Controls message frequency and token usage to prevent abuse and manage API budgets. Use this to implement per-user limits, global caps, burst capacity, and token quota management.
Rate limiting protects against abuse, manages LLM costs, and ensures fair resource allocation. Covers message frequency limits and token usage quotas.

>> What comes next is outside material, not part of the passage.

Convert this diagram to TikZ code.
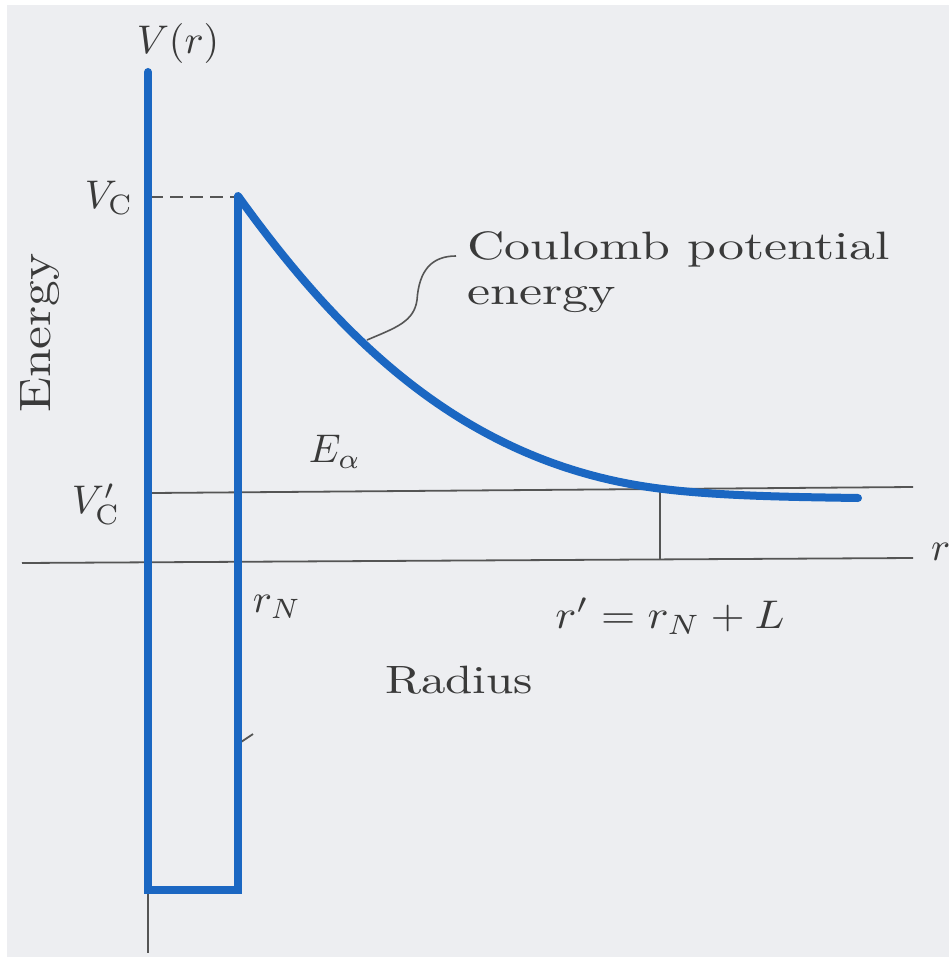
\documentclass[tikz,border=0pt]{standalone}
\usepackage{graphicx}
\begin{document}
\begin{tikzpicture}[x=1pt,y=-1pt]
\definecolor{bg}{HTML}{EDEEF1}
\definecolor{wall}{HTML}{1B67C2}
\definecolor{ink}{HTML}{3A3A3A}
\definecolor{axisc}{HTML}{555555}
\tikzset{
  wallline/.style={draw=wall, line width=8pt, line join=miter},
  curveline/.style={draw=wall, line width=8pt, line cap=round, line join=round},
  thinline/.style={draw=axisc, line width=1.8pt},
  leaderline/.style={draw=axisc, line width=1.6pt},
  dashline/.style={draw=axisc, line width=1.8pt, dash pattern=on 13pt off 7pt},
  lbl/.style={text=ink, inner sep=0pt},
}
\useasboundingbox (0,0) rectangle (949,957);
\fill[white] (0,0) rectangle (949,957);
\fill[bg] (7,5) rectangle (949,957);

% key points
\coordinate (top) at (148,72);
\coordinate (bl) at (148,890);
\coordinate (br) at (238,890);
\coordinate (peak) at (238,195);
\coordinate (vc) at (150,197);
\coordinate (vcpk) at (238,197);
\coordinate (ea0) at (152,493);
\coordinate (ea1) at (913,487);
\coordinate (ax0) at (22,563);
\coordinate (ax1) at (913,558);
\coordinate (rp0) at (660,488);
\coordinate (rp1) at (660,559);
\coordinate (low0) at (148,890);
\coordinate (low1) at (148,953);
\coordinate (tick0) at (241,742);
\coordinate (tick1) at (253,734);
\coordinate (cross) at (663,489);
\coordinate (cend) at (858,498);
\coordinate (leadstart) at (367,340);
\coordinate (leadend) at (456,256);

% thin lines
\draw[thinline] (ax0) -- (ax1);
\draw[thinline] (ea0) -- (ea1);
\draw[thinline] (rp0) -- (rp1);
\draw[thinline] (low0) -- (low1);
\draw[dashline] (vc) -- (vcpk);
\draw[thinline] (tick0) -- (tick1);

% potential well
\draw[wallline] (top) -- (bl) -- (br) -- (peak);
\draw[wallline, line cap=round] (top) -- ++(0,4);
\draw[curveline] (238,196) .. controls (338,335) and (463,465) .. (cross)
  .. controls (720,496) and (790,497) .. (cend);

% leader
\draw[leaderline] (leadstart) .. controls (395,328) and (414,322) .. (417,300)
  .. controls (419,270) and (432,256) .. (leadend);

% labels
\node[lbl] (Vr) at (178,44) {\scalebox{4}{$V(r)$}};
\node[lbl] (VC) at (109,198) {\scalebox{4}{$V_{\mathrm{C}}$}};
\node[lbl] (VCp) at (96,504) {\scalebox{4}{$V'_{\mathrm{C}}$}};
\node[lbl] (Ea) at (335,452) {\scalebox{4}{$E_\alpha$}};
\node[lbl] (rN) at (277,607) {\scalebox{4}{$r_N$}};
\node[lbl, anchor=base] (rprime) at (670,628) {\scalebox{4.4}[4]{$r' = r_N + L$}};
\node[lbl, anchor=base west] (rax) at (931,560) {\scalebox{4}{$r$}};
\node[lbl, anchor=base] (Radius) at (459,693) {\scalebox{4.9}[3.95]{Radius}};
\node[lbl, rotate=90] (Energy) at (40,333) {\scalebox{5.15}[4.4]{Energy}};
\node[lbl, anchor=base west] (Coul) at (467,260) {\scalebox{5.19}[3.96]{Coulomb potential}};
\node[lbl, anchor=base west] (energy) at (467,305) {\scalebox{5.19}[3.96]{energy}};
\end{tikzpicture}
\end{document}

import { RateLimiter, MINUTE, SECOND } from "@convex-dev/rate-limiter";
export const rateLimiter = new RateLimiter(components.rateLimiter, {
sendMessage: {
kind: "fixed window",
period: 5 * SECOND,
rate: 1,
capacity: 2,
},
globalSendMessage: {
kind: "token bucket",
period: MINUTE,
rate: 1_000,
},
tokenUsagePerUser: {
kind: "token bucket",
period: MINUTE,
rate: 2000,
capacity: 10000,
},
globalTokenUsage: {
kind: "token bucket",
period: MINUTE,
rate: 100_000,
},
});
export const sendMessage = mutation({
args: { threadId: v.string(), message: v.string(), userId: v.string() },
handler: async (ctx, { threadId, message, userId }) => {
try {
await rateLimiter.limit(ctx, "sendMessage", {
key: userId,
throws: true,
});
await rateLimiter.limit(ctx, "globalSendMessage", { throws: true });
const { messageId } = await saveMessage(ctx, components.agent, {
threadId,
prompt: message,
});
return { success: true, messageId };
} catch (error) {
if (isRateLimitError(error)) {
return {
success: false,
error: "Rate limit exceeded",
retryAfter: error.data.retryAfter,
};
}
throw error;
}
},
});
export const checkTokenUsage = action({
args: { threadId: v.string(), question: v.string(), userId: v.string() },
handler: async (ctx, { threadId, question, userId }) => {
const estimatedTokens = await estimateTokens(ctx, threadId, question);
try {
await rateLimiter.check(ctx, "tokenUsagePerUser", {
key: userId,
count: estimatedTokens,
throws: true,
});
// Proceed with generation
const { thread } = await myAgent.continueThread(ctx, { threadId });
const result = await thread.generateText({ prompt: question });
return { success: true, response: result.text };
} catch (error) {
if (isRateLimitError(error)) {
return {
success: false,
error: "Token limit exceeded",
retryAfter: error.data.retryAfter,
};
}
throw error;
}
},
});
async function estimateTokens(
ctx: QueryCtx,
threadId: string,
question: string
): Promise<number> {
const questionTokens = Math.ceil(question.length / 4);
const responseTokens = Math.ceil(questionTokens * 3);
return questionTokens + responseTokens;
}
const myAgent = new Agent(components.agent, {
name: "My Agent",
languageModel: openai.chat("gpt-4o-mini"),
usageHandler: async (ctx, { usage, userId }) => {
if (!userId) return;
await rateLimiter.limit(ctx, "tokenUsagePerUser", {
key: userId,
count: usage.totalTokens,
reserve: true,
});
},
});
import { useRateLimit } from "@convex-dev/rate-limiter/react";
import { isRateLimitError } from "@convex-dev/rate-limiter";
function ChatInput() {
const { status } = useRateLimit(api.rateLimiting.getRateLimit);
if (status && !status.ok) {
return (
<div className="text-red-500">
Rate limit exceeded. Retry after{" "}
{new Date(status.retryAt).toLocaleTimeString()}
</div>
);
}
return <input type="text" placeholder="Send a message..." />;
}